Sobre ERRAR (reflexão)
- Laís Comini
- 27 de ago.
- 3 min de leitura
Atualizado: 14 de out.

Vivemos sob a pressão de um superego neoliberal que exalta o triunfo imediato e, ao mesmo tempo, condena o erro como marca de incompetência. Essa exigência de eficiência constante nos transforma em vigilantes de nós mesmos, patrulhando cada gesto e estigmatizando o deslize como se fosse um atestado de fracasso. Perdemos, então, o contato com a falibilidade e, ao abrir mão da possibilidade de errar, nos reduzimos a um manual de práticas seguras, alheios às frestas onde o inusitado ganha voz. É nesses hiatos que o psiquismo rompe a rigidez do discurso dominante e reconvida desejos e traumas recalcados a se manifestar.
Quando passamos a enxergar a falha como potência criativa, rompemos com a tirania da performance que se espalha por todos os cantos da vida cotidiana. A meritocracia linear exige apenas acertos, silenciando tudo o que escapa à lógica do sucesso. Mas o erro não é simples retrocesso: ele inaugura uma zona de indeterminação em que o sintoma ganha consistência e o inconsciente, uma escuta. Nesse terreno instável, descortinam-se as motivações mais profundas, aquelas que não cabem em metas trimestrais, em indicadores de produtividade ou em qualquer planilha.
O lapso deixa de ser um incômodo para revelar-se como um sinal de vida pulsando sob a superfície. Quando alguém chama, por exemplo, o chefe de “pai” numa sala de reunião, não vemos apenas um tropeço linguístico, mas a urgência de um desejo que insiste em romper o padrão estabelecido. O ato falho, ao interromper o fluxo previsível da comunicação, põe em xeque o discurso hegemônico e aponta para uma verdade singela: somos movidos por forças que ultrapassam o cálculo racional.
É nesse sentido que, na clínica psicanalítica, se propõe a acolher a imperfeição como via de acesso ao sujeito.
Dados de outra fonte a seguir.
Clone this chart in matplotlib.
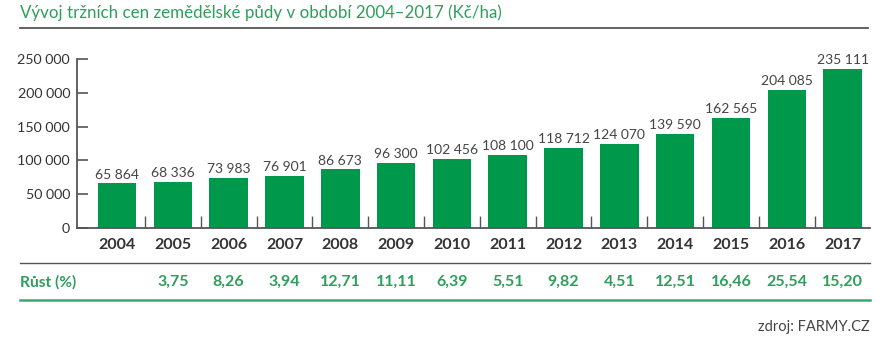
import matplotlib
matplotlib.use("Agg")
import matplotlib.pyplot as plt
from matplotlib.lines import Line2D
import matplotlib.transforms as mtransforms
import numpy as np

# data
years = ["2004", "2005", "2006", "2007", "2008", "2009", "2010",
         "2011", "2012", "2013", "2014", "2015", "2016", "2017"]
prices = [65864, 68336, 73983, 76901, 86673, 96300, 102456,
          108100, 118712, 124070, 139590, 162565, 204085, 235111]
growth = ["", "3,75", "8,26", "3,94", "12,71", "11,11", "6,39",
          "5,51", "9,82", "4,51", "12,51", "16,46", "25,54", "15,20"]
yticks = [0, 50000, 100000, 150000, 200000, 250000]

title = "Vývoj tržních cen zemědělské půdy v období 2004–2017 (Kč/ha)"
source = "zdroj: FARMY.CZ"

BAR = "#00984a"
GREEN_TXT = "#2f9e5c"
DARK = "#333333"
GRAY = "#555555"

plt.rcParams['font.family'] = ['Lato', 'DejaVu Sans']

W, H = 882, 346
fig = plt.figure(figsize=(W / 100, H / 100), dpi=100)
fig.patch.set_facecolor("white")

# axes placed in pixel coords
ax_left, ax_right = 77, 870
ax_top, ax_bottom = 59, 228
ax = fig.add_axes([ax_left / W, 1 - ax_bottom / H,
                   (ax_right - ax_left) / W, (ax_bottom - ax_top) / H])

x = np.arange(len(years))
ax.bar(x, prices, width=0.69, color=BAR, zorder=2)

for xi, v in zip(x, prices):
    lab = f"{v:,}".replace(",", " ")
    ax.text(xi, v + 4000, lab, ha="center", va="bottom", fontsize=10,
            color="#444444", clip_on=False)

ax.set_xlim(-0.717, 13.49)
ax.set_ylim(0, 250000)
ax.set_yticks(yticks)
ax.set_yticklabels([f"{t:,}".replace(",", " ") for t in yticks],
                   fontsize=10.3, color=DARK)
ax.set_xticks(x)
ax.set_xticklabels(years, fontsize=11.5, fontweight="bold", color=DARK)
ax.set_xticks(x[:-1] + 0.5, minor=True)

ax.tick_params(axis="y", direction="in", length=8, width=1.2, color=GRAY, pad=5)
ax.tick_params(axis="x", which="major", length=0, pad=7)
ax.tick_params(axis="x", which="minor", direction="in", length=9, width=1.0, color=GRAY)

for s in ["top", "right"]:
    ax.spines[s].set_visible(False)
for s in ["left", "bottom"]:
    ax.spines[s].set_color(GRAY)
    ax.spines[s].set_linewidth(1.3)

# title and horizontal rules
fig.text(20 / W, 1 - 13 / H, title, ha="left", va="center",
         fontsize=12.2, color=GREEN_TXT)
fig.add_artist(Line2D([20 / W, 868 / W], [1 - 28 / H] * 2, color=GRAY, lw=1.3))
fig.add_artist(Line2D([20 / W, 870 / W], [1 - 263 / H] * 2, color=GRAY, lw=1.0))
fig.add_artist(Line2D([20 / W, 870 / W], [1 - 300 / H] * 2, color="#3aa873", lw=1.8))

# growth row
trans = mtransforms.blended_transform_factory(ax.transData, fig.transFigure)
fig.text(20 / W, 1 - 282 / H, "Růst (%)", ha="left", va="center",
         fontsize=11.2, fontweight="bold", color=GREEN_TXT)
for xi, g in zip(x, growth):
    ax.text(xi, 1 - 282 / H, g, transform=trans, ha="center", va="center",
            fontsize=11.5, fontweight="bold", color=GREEN_TXT, clip_on=False)

fig.text(870 / W, 1 - 327 / H, source, ha="right", va="center",
         fontsize=10.5, color="#444444")

fig.savefig("out.png", dpi=100, facecolor="white")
Em vez de apagar o erro como quem retoca uma mancha ou alinha a direção, o analista se demora em sua potência de revelar o sintoma. Assim, abre-se espaço para um novo modo de falar sobre si, construído justamente a partir da falta, e trabalhar com essa falta significa traçar percursos de invenção subjetiva que desafiam as amarras do superego neoliberal.
Ao legitimarmos o direito de errar, instauramos uma clínica de resistência ao discurso que nos quer eternamente otimizados, permitimos que o sujeito não seja apenas um gestor de resultados, mas alguém aberto ao acaso da própria vida. É nessa margem de liberdade que a psicanálise reconstrói o laço social, deslocando o valor do sucesso para a curiosidade diante do desconhecido.
Reivindicar a dignidade do erro equivale a subverter a norma que cristaliza o sujeito num papel estreito de executor de metas. Além de colocar em cheque a ilusão da perfeição, abrindo espaço para o ser desejante, errante e humano. O erro ou o equívoco, ao assumir o status de ato fundador, desafia o vazio que se esconde por trás das promessas de produtividade. É na suspensão desse vazio que se abrem frestas para a criação, para o encontro com o inédito e para a reinvenção de nossos próprios contornos existenciais.
Aceitar-se vulnerável, sujeito a tropeços e contratempos, é resgatar o direito de investir no acaso da vida. A falha, em sua generosidade, lembra-nos que a experiência humana jamais se subordina a metas rígidas ou cronogramas implacáveis. Desse encontro entre o incontrolável do inconsciente e a ousadia de insistir no próprio modo de ser, emerge o novo. Que façamos do erro um aliado — e não nossa condenação — para redescobrir a potência que escapa ao rígido regime da performance.